Laughter Class: An Introduction to Baby Humour

  • Get physical! Baby humour starts with tickles and raspberries.
  • The mime artist Mummy smiles, baby smiles. Mummy pulls a silly face, baby tries to copy.
  • "What's going to happen next?" Play games based on anticipation, like peek-a-boo or 'round and round the garden' where baby learns that a big tickle comes after "One step, two step?
  • "What's wrong with this picture?" Mummy is pretending to drink from baby's bottle and Daddy is wearing a nappy on his head! Babies love this kind of incongruity. It's very funny when something is not quite right!
  • Rhyme and repetition: As baby's language starts to develop play games with sounds and words. It's time for nursery rhymes, rhyming words and lots of repetition. Dr Seuss books are perfect!
  • Clowning around: The more you laugh and positively respond to your child's humorous antics, the more they will perform?over and over again.
  • Make the humour age appropriate: If you're itching to plonk the baby in front of South Park, think again. The humour needs to be appropriate to the child's developmental level (Then again, if South Park makes Mummy roll about laughing, then that could be pretty funny for the baby!)
Humour is a useful tool

Why is a sense of humour such a useful tool for children anyway? "It's been very clearly demonstrated that humour, a sense of optimism, belief in one's self and approval from others are very important for long-term well being, emotionally and physically," says Dr Hutchins.

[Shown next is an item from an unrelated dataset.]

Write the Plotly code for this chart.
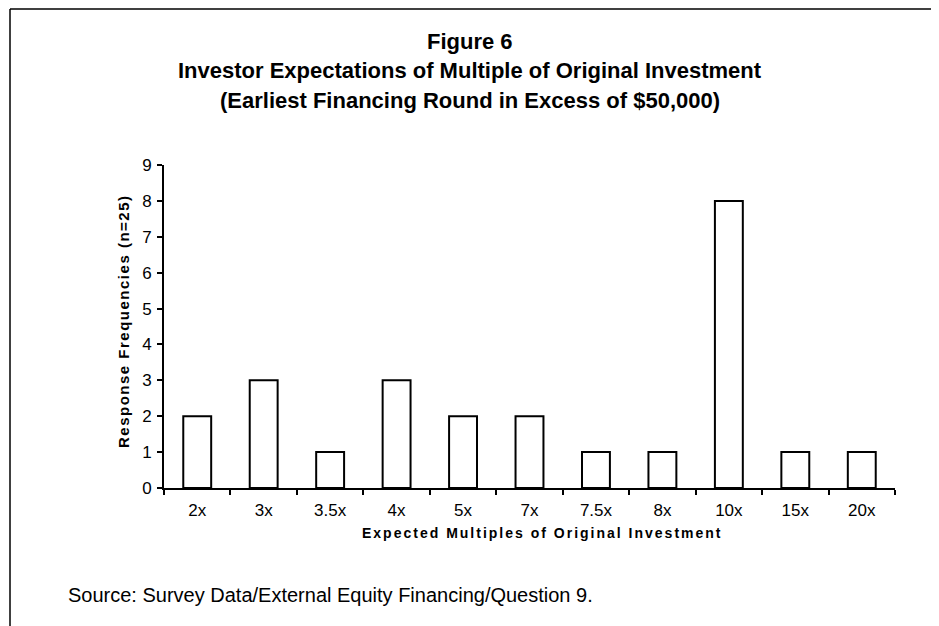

And then there are the social advantages when it's time for pre-school and big school. As Alexandra puts it, "Humour allows children to communicate with each other in enjoyable ways. We all enjoy being around people who can make us laugh, and children are the same. Children who can make others laugh can be less physically powerful, less physically attractive or less successful at school (all things that can make a child less popular) and still be part of the group."

Billy's mum Valerie sums it up nicely: "Humour diffuses conflict and puts things in perspective. Being a child is quite hard stuff sometimes, and we hope that humour is a big part of giving Billy a positive foundation for his relationships with others. Most importantly, though, having a sense of humour is all about feeling good about yourself, and your life, and in my mind, it's never too early to encourage that in your child. Laughing is good - it feels good, it keeps you smiling, and if I want Billy to have any memory of his early childhood, then I'd like it to be that he laughed a lot with his Mum and Dad."